Variables and parameters, Sets

생략, 별 다른 내용은 없음. 원래 알던것

Functions

함수는 <함수이름>[] 의 꼴로 나타냄. 예를 들어 log[x] 와 같이 표현. 만약 함수가 vector를 return 한다면 small bold, 행렬이나 텐서를 return 하면 capital bold로 시작하는 이름을 갖는다. $\bold{y} = \bold{mlp}[x,\phi]$ , $\bold{Y}=\bold{Sa}[\bold{X, \phi}]$ 와 같이 표현한다.

Mnimizing and Maximizing

$min_{x}[f[x]]$ : 임의의 변수 $x$ 에 대하여 $f[x]$ 의 최솟값을 반환. $max_{x}[f[x]]$ 는 반대.

$argmin_{x} [f[x]]$ 는 $f[x]$ 를 최소화 하는 $x$ 를 return 한다. 만일 $y = argmin_{x}[f[x]]$ 라면, $min_{x}[f[x]] = f[y]$ .

Probability Distributions, Asymptotic notation

생략

Mathmatics

Functions

function은 set $\mathcal{X}$ 로부터 `set $\mathcal{Y}$ 로의 mapping 을 의미한다.

injection 은 $\mathcal{X}$ 의 모든 elements 들이 $\mathcal{Y}$ 의 부분집합에 모두 맵핑 되는 것이다.

surjection 은 반대로 $\mathcal{Y}$ 의 모든 원소들에 대응 하는 $\mathcal{X}$ 의 원소들이 있는 경우이다.

bijection or bijective mapping, 즉 일대일 대응 은 injective 하면서 surjective 한 경우를 의미한다.

diffeomorphism 은 bijection 의 특별한 케이스인데, forward, reverse mapping 이 모두 미분 가능한 경우를 의미한다.

Lipschitz Constant

💡

Def: 임의의

z_1, z_2

에 대하여 다음식을 만족하면 함수

f[z]

는 Lipschitz coninuous 하다.

||f[z_1]-f[z_2]|| \le \beta||z_1-z_2||

여기서 $\beta$ 를 Lipschitz constant 라고 하며 distance metric에 대하여 함수의 gradient의 최댓값을 결정한다. 만일 Lipschitz constant 가 1 이하라면, 함수는 contraction mapping 이며, Banach’s theorem 에 따라 임의의 point 에서 inverse를 구할 수 있다. Lipschitz constant $\beta_1, \beta_2$ 를 갖는 두 함수의 곱은 $\beta_1\beta_2$ 의 Lipschitz constant를 가지며, 두 함수의 합은 $\beta_1+\beta_2$ 의 Lipschitz constant 를 갖는다.

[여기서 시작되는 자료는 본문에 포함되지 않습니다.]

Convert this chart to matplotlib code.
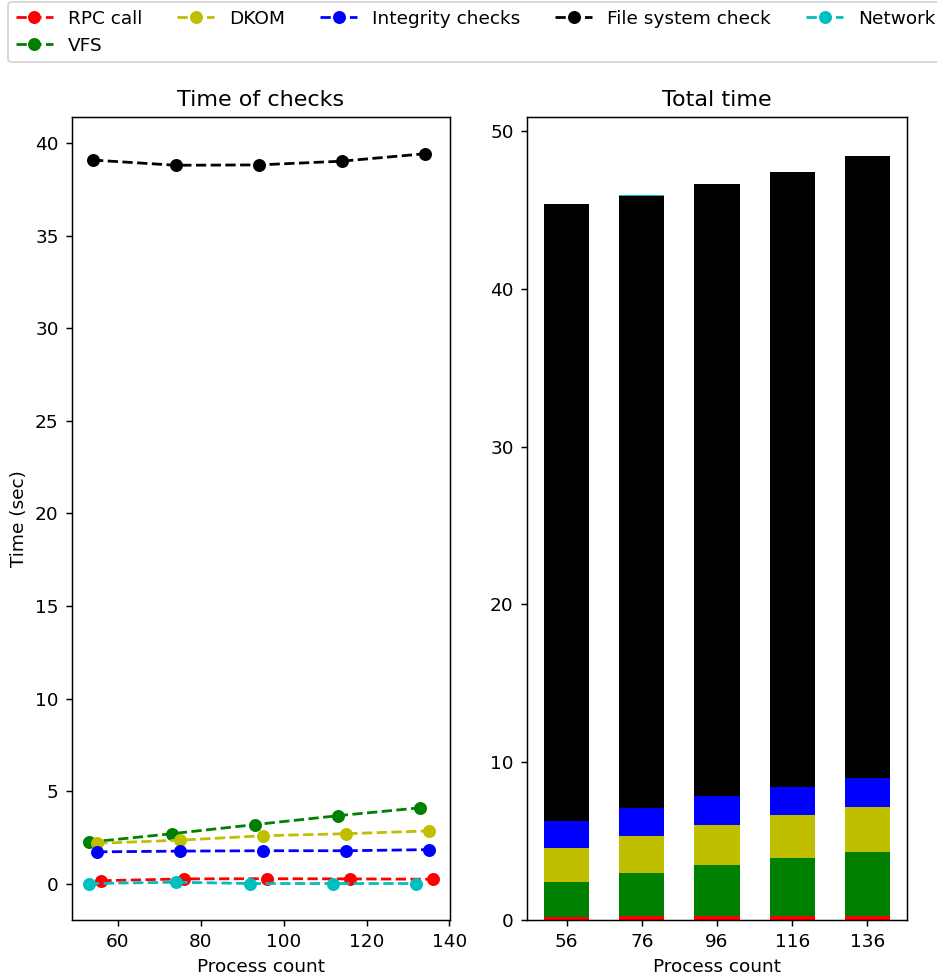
import matplotlib
matplotlib.use("Agg")
import matplotlib.pyplot as plt
import numpy as np

labels = ["RPC call", "VFS", "DKOM", "Integrity checks", "File system check", "Network"]
colors = ["r", "g", "y", "b", "k", "c"]

process_counts = ["56", "76", "96", "116", "136"]

# x positions (slightly shifted per series in the line chart)
x_rpc = [56, 76, 96, 116, 136]
x_vfs = [53, 73, 93, 113, 133]
x_dkom = [55, 75, 95, 115, 135]
x_integrity = [55, 75, 95, 115, 135]
x_fs = [54, 74, 94, 114, 134]
x_network = [53, 74, 92, 112, 132]

rpc = [0.16, 0.26, 0.27, 0.26, 0.24]
vfs = [2.24, 2.70, 3.19, 3.67, 4.10]
dkom = [2.18, 2.35, 2.59, 2.70, 2.85]
integrity = [1.72, 1.76, 1.78, 1.78, 1.84]
fs = [39.08, 38.80, 38.82, 39.02, 39.42]
network = [0.01, 0.08, 0.01, 0.01, 0.01]

xs = [x_rpc, x_vfs, x_dkom, x_integrity, x_fs, x_network]
ys = [rpc, vfs, dkom, integrity, fs, network]

W, H = 937, 978
DPI = 133.333
fig = plt.figure(figsize=(W / DPI, H / DPI), dpi=DPI)
ax1 = fig.add_axes([71.7/W, 1-920/H, (450-71.7)/W, (920-117.3)/H])
ax2 = fig.add_axes([526.7/W, 1-920/H, (907.3-526.7)/W, (920-117.3)/H])

for x, y, c, lab in zip(xs, ys, colors, labels):
    ax1.plot(x, y, linestyle="--", marker="o", color=c, label=lab)
ax1.set_title("Time of checks")
ax1.set_xlabel("Process count")
ax1.set_ylabel("Time (sec)")

pos = np.arange(len(process_counts))
bottom = np.zeros(len(process_counts))
for y, c, lab in zip(ys, colors, labels):
    ax2.bar(pos, y, width=0.6, bottom=bottom, color=c, label=lab)
    bottom += np.array(y)
ax2.set_xticks(pos)
ax2.set_xticklabels(process_counts)
ax2.set_title("Total time")
ax2.set_xlabel("Process count")

handles, labs = ax1.get_legend_handles_labels()
fig.legend(handles, labs, loc="upper left", bbox_to_anchor=(-1/W, 1 + 7/H),
           ncol=5, columnspacing=1.9)

fig.savefig("out.png", dpi=DPI)
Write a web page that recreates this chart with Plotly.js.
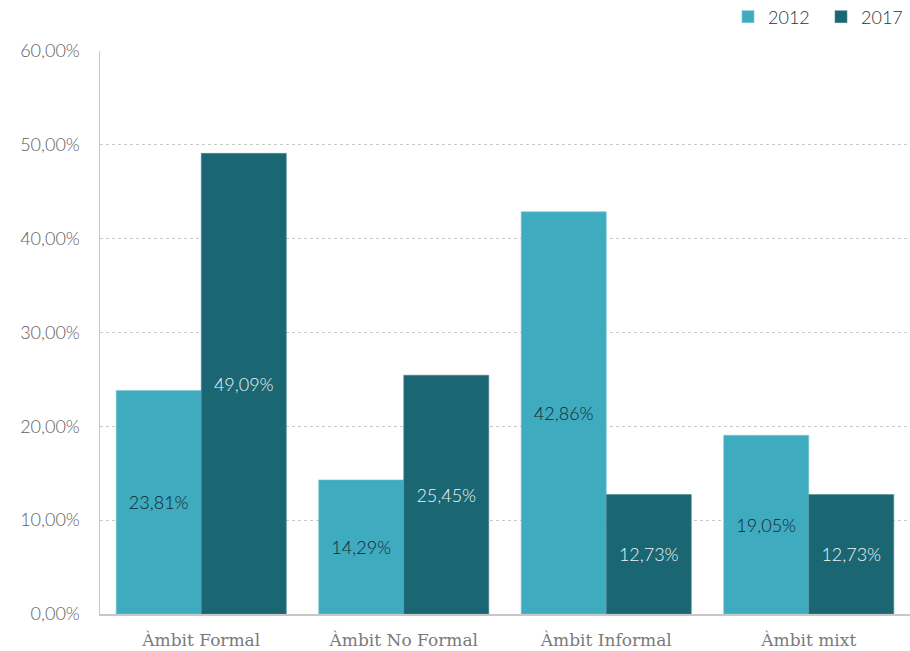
<!DOCTYPE html>
<html><head><meta charset="utf-8">
<script src="https://cdn.plot.ly/plotly-3.0.1.min.js"></script>
<style>html,body{margin:0;padding:0;background:#fff;}#chart{width:910px;height:651px;}</style>
</head><body><div id="chart"></div>
<script>
const categories = ["Àmbit Formal", "Àmbit No Formal", "Àmbit Informal", "Àmbit mixt"];
const values2012 = [23.81, 14.29, 42.86, 19.05];
const values2017 = [49.09, 25.45, 12.73, 12.73];
const seriesNames = ["2012", "2017"];
const tickVals = [0, 10, 20, 30, 40, 50, 60];
const tickText = ["0,00%", "10,00%", "20,00%", "30,00%", "40,00%", "50,00%", "60,00%"];

const traces = [
  {type:'bar', name:seriesNames[0], x:categories, y:values2012,
   marker:{color:'#3eabbf', line:{color:'#7cc6d3', width:0.6}},
   texttemplate:'%{y:.2f}%', textposition:'inside', insidetextanchor:'middle',
   textfont:{family:'Lato', size:18, weight:300, color:'#15262d'}, hoverinfo:'none'},
  {type:'bar', name:seriesNames[1], x:categories, y:values2017,
   marker:{color:'#1b6673', line:{color:'#4f8a94', width:0.6}},
   texttemplate:'%{y:.2f}%', textposition:'inside', insidetextanchor:'middle',
   textfont:{family:'Lato', size:18, weight:300, color:'#eef4f5'}, hoverinfo:'none'}
];

const layout = {
  width:910, height:651,
  margin:{l:100, r:0, t:51, b:37},
  paper_bgcolor:'#fff', plot_bgcolor:'#fff',
  separators:',.',
  barmode:'group', bargap:0.16, bargroupgap:0,
  font:{family:'Lato', color:'#666'},
  showlegend:true,
  legend:{orientation:'h', xref:'container', yref:'container', x:0.80, xanchor:'left',
          y:0.974, yanchor:'middle',
          font:{family:'Lato', size:18, weight:300, color:'#333'}, itemwidth:30,
          entrywidth:48, traceorder:'normal'},
  xaxis:{tickfont:{family:'DejaVu Serif', size:17, color:'#7a7a7a'}, ticklabelstandoff:10,
         showline:true, linecolor:'#c8c8c8', linewidth:1.5, ticks:'', showgrid:false, fixedrange:true},
  yaxis:{range:[0,60], tickmode:'array', tickvals:tickVals, ticktext:tickText,
         tickfont:{family:'Lato', size:18, weight:300, color:'#606060'}, ticklabelstandoff:15,
         showgrid:true, gridcolor:'#c8c8c8', griddash:'dot', gridwidth:1,
         showline:true, linecolor:'#c8c8c8', linewidth:1.5, ticks:'', ticklen:0,
         zeroline:false, fixedrange:true}
};
Plotly.newPlot('chart', traces, layout, {displayModeBar:false, staticPlot:true});
</script></body></html>
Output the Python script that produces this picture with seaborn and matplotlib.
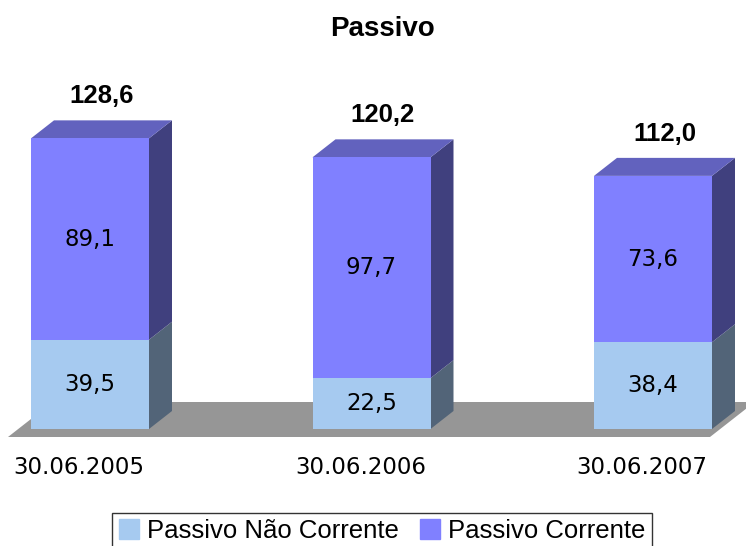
import numpy as np
import pandas as pd
from matplotlib import pyplot as plt
from matplotlib.patches import Polygon, Patch
import seaborn as sns

sns.set_theme(style='white')
plt.rcParams['font.family'] = ['DejaVu Sans']
plt.rcParams['text.color'] = 'black'

categorias = ["30.06.2005", "30.06.2006", "30.06.2007"]
nao_corrente = [39.5, 22.5, 38.4]
corrente = [89.1, 97.7, 73.6]
totais = [128.6, 120.2, 112.0]

cor_nc = '#A6CAF0'
cor_c = '#8080FF'
cor_topo = '#6262BE'
cor_lado_c = '#40407E'
cor_lado_nc = '#526478'
cor_chao = '#969696'

# pixel geometry of the reference
px_cat = 281.5   # px per category step
px_val = 2.26    # px per unit of value
dx = 23 / px_cat
dy = 18 / px_val

dados = pd.DataFrame({
    'data': categorias,
    'nao_corrente': nao_corrente,
    'corrente': corrente,
    'total': np.array(nao_corrente) + np.array(corrente),
})

fig = plt.figure(figsize=(7.46, 5.46), dpi=100)
ax = fig.add_axes([0, 0, 1, 1])

sns.barplot(data=dados, x='data', y='total', order=categorias, color=cor_c,
            saturation=1, width=118 / px_cat, ax=ax, zorder=3, linewidth=0)
sns.barplot(data=dados, x='data', y='nao_corrente', order=categorias, color=cor_nc,
            saturation=1, width=118 / px_cat, ax=ax, zorder=3, linewidth=0)

ax.set_xlim(-90 / px_cat, (746 - 90) / px_cat)
ax.set_ylim((429 - 546) / px_val, 429 / px_val)
ax.set_axis_off()

n = len(categorias)
retangulos = [p for p in ax.patches if isinstance(p, plt.Rectangle)]

# floor
frente = -8 / px_val
fundo = 27 / px_val
x_esq = (8 - 90) / px_cat
x_dir = (710 - 90) / px_cat
sombra = (fundo - frente) * dx / dy
ax.add_patch(Polygon([(x_esq, frente), (x_dir, frente), (x_dir + sombra, fundo),
                      (x_esq + sombra, fundo)], closed=True, color=cor_chao, zorder=0, lw=0))

for i, (p_tot, p_nc) in enumerate(zip(retangulos[:n], retangulos[n:2 * n])):
    x0 = p_tot.get_x()
    x1 = x0 + p_tot.get_width()
    h_nc = p_nc.get_height()
    h_tot = p_tot.get_height()
    # right sides
    ax.add_patch(Polygon([(x1, 0), (x1 + dx, dy), (x1 + dx, h_nc + dy), (x1, h_nc)],
                         closed=True, color=cor_lado_nc, zorder=2, lw=0))
    ax.add_patch(Polygon([(x1, h_nc), (x1 + dx, h_nc + dy), (x1 + dx, h_tot + dy), (x1, h_tot)],
                         closed=True, color=cor_lado_c, zorder=2, lw=0))
    # top
    ax.add_patch(Polygon([(x0, h_tot), (x0 + dx, h_tot + dy), (x1 + dx, h_tot + dy), (x1, h_tot)],
                         closed=True, color=cor_topo, zorder=2, lw=0))
    xc = (x0 + x1) / 2
    ax.text(xc, h_nc / 2, f"{nao_corrente[i]:.1f}".replace('.', ','), ha='center', va='center',
            fontsize=16.5, color='black', zorder=5)
    ax.text(xc, h_nc + corrente[i] / 2, f"{corrente[i]:.1f}".replace('.', ','), ha='center',
            va='center', fontsize=16.5, color='black', zorder=5)
    ax.text(xc + dx / 2, h_tot + 42 / px_val, f"{totais[i]:.1f}".replace('.', ','), ha='center',
            va='center', fontsize=18.5, fontweight='bold', family=['Liberation Sans'],
            color='black', zorder=5)
    ax.text(i - 11 / px_cat, (429 - 467) / px_val, categorias[i], ha='center', va='center',
            fontsize=16.5, color='black')

fig.text(382 / 746, 1 - 29 / 546, "Passivo", ha='center', va='center', fontsize=20,
         fontweight='bold', family=['Liberation Sans'], color='black')

handles = [Patch(color=cor_nc, label='Passivo Não Corrente'),
           Patch(color=cor_c, label='Passivo Corrente')]
leg = fig.legend(handles=handles, loc='center', bbox_to_anchor=(382 / 746, 1 - 531 / 546),
                 ncol=2, frameon=True, fancybox=False, edgecolor='black',
                 prop={'family': 'Liberation Sans', 'size': 18.5}, handlelength=0.8,
                 handleheight=0.8, handletextpad=0.3, columnspacing=0.8, borderpad=0.25,
                 borderaxespad=0, labelcolor='black')
leg.get_frame().set_linewidth(1.0)

fig.savefig('out.png', dpi=100)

Linear Transformation, $\bold{f[z]}=\bold{Az+B}$ 의 Lipschitz constant 는 matrix $\bold{A}$ 의 eigen value 의 최대값이다.

Convexity

임의의 두 점을 이었을 때, 만약에 일직선으로 그을 수 있고 (중간에 걸리지 않고), 그 선 위의 모든 점이 주어진 함수 위에 있다면 (lies above) 그 함수를 convex 이다. 반대는 concave이다. 정의에 따라 각 convex, concave는 적어도 하나 이상의 minimum, maximum을 갖는다.

convex인 어떤 함수라도 Gradient Descent 는 global minimum을 찾는 것을 보장한다.

Special Functions

exponential function $e^x$ 는 $\Bbb{R} \rightarrow \Bbb{R^+}$ 로의 mapping 이며, logarithm function $log[x]$ 는 $\Bbb{R^+} \rightarrow \Bbb{R}$ 의 mapping이다.

gamma function은 factorial function을 continuous values로 확장한 함수이다. 이는 아래와 같이 정의됨. $\Gamma[x] = (x-1)!$ 이다.

\Gamma[x] = \int_0^{\infin}t^{x-1}e^{-t}dt.

Dirac delta function $\delta[\bold{z}]$ 는 총 면적이 $1$ 의 크기를 갖고 있으며, 이는 point $\bold{z=0}$ 에 있다. $N$ 개의 원소를 갖는 데이터셋은 $1/N$ 으로 scailing 한 $N$ 개의 delta function 이라고 볼 수 있다. 보통 화살표로 그려지며 아래와 같은 property를 갖는다.

\int f[\bold{x}]\delta[\bold{x-x_0}]d\bold{x} = f[\bold{x_0}]

Stirling’s formula

Stirling’s formula 는 아래와 같은 식으로 factorial function을 approximation 한다.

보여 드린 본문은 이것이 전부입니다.